National Arbitration Forum

DECISION

Bloomberg L.P. v. Jane Alley d/b/a BB Finance

Claim Number:  FA0307000171260

PARTIES

Complainant is Bloomberg L.P., New York, NY, (“Complainant”) represented by Alexander Kim.  Respondent is Jane Alley d/b/a/ BB Finance, London, Great Britain (“Respondent”).

REGISTRAR AND DISPUTED DOMAIN NAME

The domain name at issue is <bloombergbank.com>, registered with Schlund+Partner Ag.

PANEL

The undersigned certifies that he or she has acted independently and impartially and to the best of his or her knowledge has no known conflict in serving as Panelist in this proceeding.

Louis E. Condon as Panelist.

PROCEDURAL HISTORY

Complainant submitted a Complaint to the National Arbitration Forum (the "Forum") electronically on July 24, 2003; the Forum received a hard copy of the Complaint on July 31, 2003.

On August 6, 2003, Schlund+Partner Ag confirmed by e-mail to the Forum that the domain name <bloombergbank.com> is registered with Schlund+Partner Ag and that Respondent is the current registrant of the name.

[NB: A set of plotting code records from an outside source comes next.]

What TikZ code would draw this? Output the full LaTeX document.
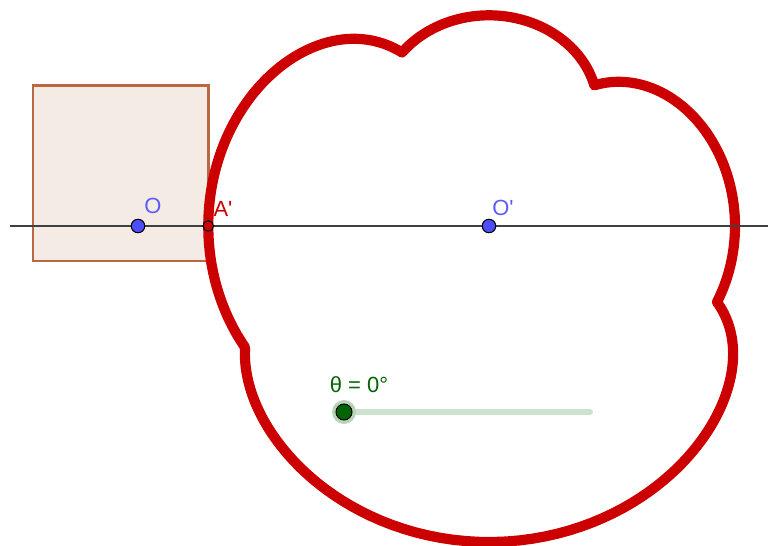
\documentclass[tikz,border=0pt]{standalone}
\usepackage{fontspec}
\setmainfont{Liberation Sans}[Ligatures=TeXOff]
\definecolor{curvered}{RGB}{204,0,0}
\definecolor{sqedge}{RGB}{184,104,66}
\definecolor{sqfill}{RGB}{244,235,228}
\definecolor{axisgray}{RGB}{64,64,64}
\definecolor{ptblue}{RGB}{77,77,255}
\definecolor{lblblue}{RGB}{90,90,255}
\definecolor{darkgreen}{RGB}{0,100,0}
\definecolor{trackgreen}{RGB}{204,226,204}
\definecolor{halogreen}{RGB}{185,212,185}
\begin{document}
\begin{tikzpicture}[x=0.02cm,y=-0.02cm,
  locus/.style={draw=curvered,line width=5.8pt,line join=round,line cap=round},
  axisline/.style={draw=axisgray,line width=1.6pt},
  square/.style={draw=sqedge,fill=sqfill,line width=1.7pt},
  bluept/.style={circle,draw=black,fill=ptblue,line width=0.6pt,minimum size=0.27cm,inner sep=0pt},
  redpt/.style={circle,draw=black,fill=curvered,line width=0.6pt,minimum size=0.21cm,inner sep=0pt},
  lbl/.style={inner sep=0pt,font=\fontsize{12.5}{14}\selectfont},
  track/.style={draw=trackgreen,line width=3.4pt,line cap=round},
  halo/.style={circle,fill=halogreen,minimum size=0.48cm,inner sep=0pt},
  knob/.style={circle,draw=black,fill=darkgreen,line width=0.6pt,minimum size=0.32cm,inner sep=0pt}]
\useasboundingbox (0,0) rectangle (768,545);
% square
\draw[square] (33,85.7) rectangle (208.3,261);
% locus: A' = O' + (K/d - 1)(-px, py), P on the square seen from O, K = 3.51 (x100 px)
\draw[locus]
  plot[domain=-0.35:1.403,samples=120,variable=\t]
    ({489-100*(3.51/veclen(0.703,\t)-1)*0.703},{226-100*(3.51/veclen(0.703,\t)-1)*\t})
  -- plot[domain=0.703:-1.05,samples=120,variable=\t]
    ({489-100*(3.51/veclen(\t,1.403)-1)*\t},{226-100*(3.51/veclen(\t,1.403)-1)*1.403})
  -- plot[domain=1.403:-0.35,samples=120,variable=\t]
    ({489+100*(3.51/veclen(1.05,\t)-1)*1.05},{226-100*(3.51/veclen(1.05,\t)-1)*\t})
  -- plot[domain=-1.05:0.703,samples=120,variable=\t]
    ({489-100*(3.51/veclen(\t,0.35)-1)*\t},{226+100*(3.51/veclen(\t,0.35)-1)*0.35})
  -- cycle;
% axis line
\coordinate (L1) at (10,226);
\coordinate (L2) at (768,226);
\draw[axisline] (L1) -- (L2);
% points
\node[bluept] (O) at (138,226) {};
\node[redpt] (A) at (208.3,226) {};
\node[bluept] (Op) at (489,226) {};
\node[lbl,text=lblblue] (Olbl) at (153,205.5) {O};
\node[lbl,text=curvered] (Albl) at (223,209) {A'};
\node[lbl,text=lblblue] (Oplbl) at (503,208) {O'};
% slider
\coordinate (s1) at (344,412);
\coordinate (s2) at (590,412);
\draw[track] (s1) -- (s2);
\node[halo] (knobhalo) at (s1) {};
\node[knob] (knob) at (s1) {};
\node[lbl,text=darkgreen] (theta) at (359,385) {θ = 0°};
\end{tikzpicture}
\end{document}
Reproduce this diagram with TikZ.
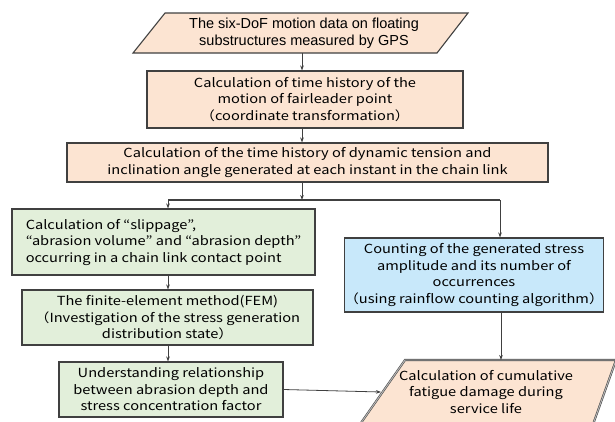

Schlund+Partner Ag has verified that Respondent is bound by the Schlund+Partner Ag registration agreement and has thereby agreed to resolve domain-name disputes brought by third parties in accordance with ICANN's Uniform Domain Name Dispute Resolution Policy (the "Policy").

On August 6, 2003, a Notification of Complaint and Commencement of Administrative Proceeding (the "Commencement Notification"), setting a deadline of August 26, 2003 by which Respondent could file a Response to the Complaint, was transmitted to Respondent via e-mail, post and fax, to all entities and persons listed on Respondent's registration as technical, administrative and billing contacts, and to postmaster@bloombergbank.com by e-mail.

Having received no Response from Respondent, using the same contact details and methods as were used for the Commencement Notification, the Forum transmitted to the parties a Notification of Respondent Default.

On September 9, 2003, pursuant to Complainant's request to have the dispute decided by a single-member Panel, the Forum appointed Louis E. Condon as Panelist.

Having reviewed the communications records, the Administrative Panel (the "Panel") finds that the Forum has discharged its responsibility under Paragraph 2(a) of the Rules for Uniform Domain Name Dispute Resolution Policy (the "Rules") "to employ reasonably available means calculated to achieve actual notice to Respondent."  Therefore, the Panel may issue its decision based on the documents submitted and in accordance with the ICANN Policy, ICANN Rules, the Forum's Supplemental Rules and any rules and principles of law that the Panel deems applicable, without the benefit of any Response from Respondent.

RELIEF SOUGHT

Complainant requests that the domain name be transferred from Respondent to Complainant.

PARTIES' CONTENTIONS

A.  Complainant makes the following assertions:

1. Respondent’s <bloombergbank.com> domain name is confusingly similar to Complainant’s BLOOMBERG mark.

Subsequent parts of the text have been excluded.